Sorry ladies: Herjavec is married with three gorgeous children, and yes, his baby blues resemble the azure waters that lap upon Dubrovnik’s shores. “I do get that I’m the ‘good-looking’ guy on Dragon’s Den and Shark Tank. I say ‘thank you’ but it’s all relative. Look at who I’m competing with; it’s not much of a contest,” Herjavec says with a laugh as he coasts across glossy marbled floors towards a winding staircase, hidden behind a secret passageway. “This was recovered from a centuries-old fire hall in England,” he explains, before bounding with infectious energy up the flight of steps that leads to his personal office. “My wife says my study is my cave.” Next is his stunning indoor pool, complete with Grecian statues, 50-plus windows and stately columns. He holds a membership at the exclusive Granite Club on Bayview Avenue, where he boosts his self-esteem and maintains marathon-strength for his running relays. “I run like a maniac. I had lunch with Donovan Bailey the other day – he’s in great shape as you can imagine – and he was saying ‘Oh, you don’t have to run that much. Look at me, I never work out.’ Me, I look at food, and I gain weight; it’s incredible. So I run a lot, at least five times a week minimum.” This allows him the pleasure of slipping into the crème de la crème of designer duds: Tom Ford suits. “I love the cut and design,” he gushes, unveiling rows upon rows of his tailored dress shirts, pants and blazers, gracefully suspended in his mirrored armoire. “It’s an extreme suit; powerful and well-tailored, and just happens to fit my body – if I’m in shape! I gain a pound, and right back to the Canali.”

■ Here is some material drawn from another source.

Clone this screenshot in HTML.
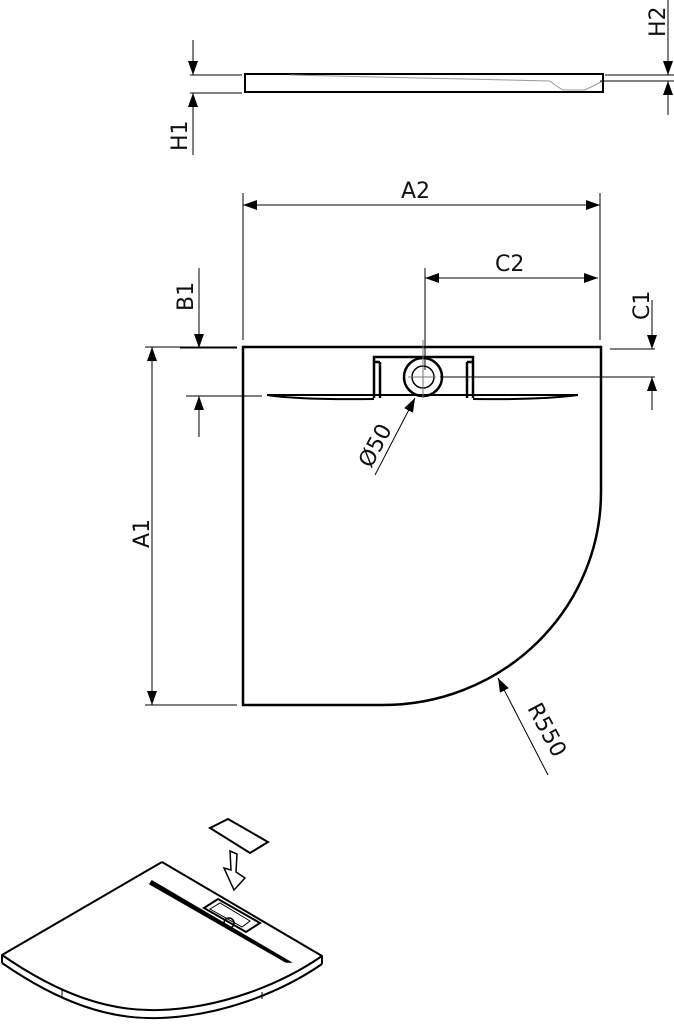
<!DOCTYPE html>
<html><head><meta charset="utf-8"><style>body{margin:0;background:#fff}svg{display:block}text{font-family:"DejaVu Sans","Liberation Sans",sans-serif;font-size:22px;fill:#111}</style></head>
<body>
<svg width="674" height="1024" viewBox="0 0 674 1024" xmlns="http://www.w3.org/2000/svg">
<defs><marker id="a" markerWidth="14" markerHeight="10" refX="14" refY="5" orient="auto" markerUnits="userSpaceOnUse" viewBox="0 0 14 10"><path d="M0,0 L14,5 L0,10z" fill="#000"/></marker></defs>
<g stroke="#000" fill="none">
<rect x="245" y="74" width="358" height="18" stroke-width="2"/>
<path d="M290,75 L550,81 M550,81 L555,85 L563,90 L585,90 L595,85 L603,81" stroke="#999" stroke-width="1"/>
<path d="M190,75 H242 M190,93 H242 M605,75 H674 M600,81 H674" stroke-width="1"/>
<path d="M193,40 V75" marker-end="url(#a)" stroke-width="1"/>
<path d="M193,155 V93" marker-end="url(#a)" stroke-width="1"/>
<path d="M668,0 V75" marker-end="url(#a)" stroke-width="1"/>
<path d="M668,115 V81" marker-end="url(#a)" stroke-width="1"/>
<path d="M243,347 H601 V492 A218,213 0 0 1 383,705 H243 Z" stroke-width="2.5"/>
<path d="M374,398 V357 H473 V398 M380,398 V362 M467,398 V362 M380,362 H374 M467,362 H473" stroke-width="2.5"/>
<circle cx="423" cy="377" r="19" stroke-width="2.5"/>
<circle cx="423" cy="377" r="11" stroke-width="1.5"/>
<path d="M267,395 Q300,400 374,399 M473,399 Q540,400 578,395 L267,395" stroke-width="2"/>
<path d="M423,340 V398 M408,377 H436" stroke="#777" stroke-width="1"/>
<path d="M243,193 V340 M600,193 V340 M425,268 V370" stroke-width="1"/>
<path d="M330,205 H243" marker-end="url(#a)" stroke-width="1"/>
<path d="M330,205 H600" marker-end="url(#a)" stroke-width="1"/>
<path d="M512,278 H425" marker-end="url(#a)" stroke-width="1"/>
<path d="M512,278 H598" marker-end="url(#a)" stroke-width="1"/>
<path d="M180,348 H237 M186,396 H262 M145,347 H237 M145,705 H237 M610,349 H655 M440,377 H655" stroke-width="1"/>
<path d="M199,268 V348" marker-end="url(#a)" stroke-width="1"/>
<path d="M199,437 V396" marker-end="url(#a)" stroke-width="1"/>
<path d="M152,520 V347" marker-end="url(#a)" stroke-width="1"/>
<path d="M152,520 V705" marker-end="url(#a)" stroke-width="1"/>
<path d="M652,300 V349" marker-end="url(#a)" stroke-width="1"/>
<path d="M652,410 V377" marker-end="url(#a)" stroke-width="1"/>
<path d="M375,475 L415,398" marker-end="url(#a)" stroke-width="1"/>
<path d="M548,775 L498,678" marker-end="url(#a)" stroke-width="1"/>
<path d="M162,862 L322,956 L322,964 M162,862 L2,955 L2,963" stroke-width="2"/>
<path d="M2,955 C60,995 110,1012 160,1010 C220,1008 280,985 322,956 M2,963 C60,1003 110,1020 160,1018 C220,1016 280,993 322,964" stroke-width="2"/>
<path d="M62,990 V997 M262,992 V999" stroke-width="1"/>
<path d="M152,881 L290,962 L286,962 L150,884 Z" fill="#000" stroke-width="1.5"/>
<path d="M204,908 L218,899 L260,923 L246,932 Z" stroke-width="2"/>
<path d="M210,909 L220,903 L250,921 L242,927 Z" stroke-width="1"/>
<circle cx="229" cy="923" r="5" stroke-width="1.5"/>
<path d="M210,828 L228,819 L268,842 L250,853 Z" stroke-width="2"/>
<path d="M230,851 L237,854 L236,872 L245,878 L234,890 L224,868 L231,870 Z" stroke-width="1.5"/>
</g>
<text transform="translate(187,151) rotate(-90)">H1</text>
<text transform="translate(665,37) rotate(-90)">H2</text>
<text x="401" y="198">A2</text>
<text x="495" y="271">C2</text>
<text transform="translate(649,320) rotate(-90)">C1</text>
<text transform="translate(193,311) rotate(-90)">B1</text>
<text transform="translate(149,548) rotate(-90)">A1</text>
<text transform="translate(371,469) rotate(-62)">Ø50</text>
<text transform="translate(527,708) rotate(62)">R550</text>
</svg>
</body></html>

Herjavec isn’t shy to reveal that he has lost 15 pounds recently, a feat that seems pretentious on the surface but in actuality reflects the adversity he felt during his childhood. “It took me years to not feel inferior. It’s not a Freudian thing; it’s just that being a poor immigrant, everyone made fun of me, so it took me a long time to make myself feel that I was OK. I was a geeky looking chubby kid, which didn’t help.” He is also guilty of having played the accordion.
His early days aside, Herjavec possesses the wit and fortitude of a man who knows what he wants. “I love Bolívar cigars, potato chips and Scotch. Not all at the same time, by the way.”